So neglected and forsaken had the city been during the rule of the tyrants, as well as during the siege, that grass was growing in the market-place, grass enough to feed the soldiers’ horses.

All over Sicily, cities had been deserted, and in some of them deer and wild boars wandered up and down the streets.

Timoleon saw that if the island was to grow prosperous again, those who had fled must be brought back, and new citizens must come and settle in the different cities.

So he sent to Corinth to ask her to send out colonists to the island. This she did, and she also sent vessels to Asia to bring back to their island home those who had taken refuge there. Soon sixty thousand citizens were added to the inhabitants of Sicily.


CHAPTER LXXXVII
THE BATTLE OF CRIMISUS

The exiles who had returned to Sicily, and the colonists who had come to settle there, were needed, not only to till the ground but to defend the island. For the Carthaginians, angry with Mago’s failure, now sent to Sicily an enormous army, seventy thousand strong.
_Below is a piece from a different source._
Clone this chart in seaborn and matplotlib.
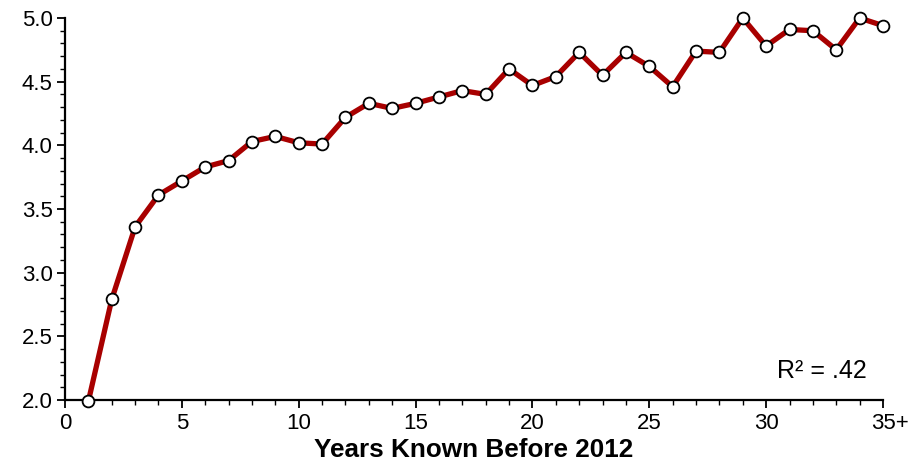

The Syracusans were frightened to see so large a force, and not more than three thousand men were willing to go with Timoleon against the enemy. He hired four thousand soldiers, but of these one thousand deserted before a battle was fought.

Near the river Crimisus the Carthaginians encamped, and thither Timoleon hastened with his faint-hearted army.

On their way they met a number of mules laden with baskets of parsley. Now the Sicilians were used to place wreaths of parsley upon the tombs of their dead, so they were sure that it was a bad omen to meet the mules, and they grew still more uneasy.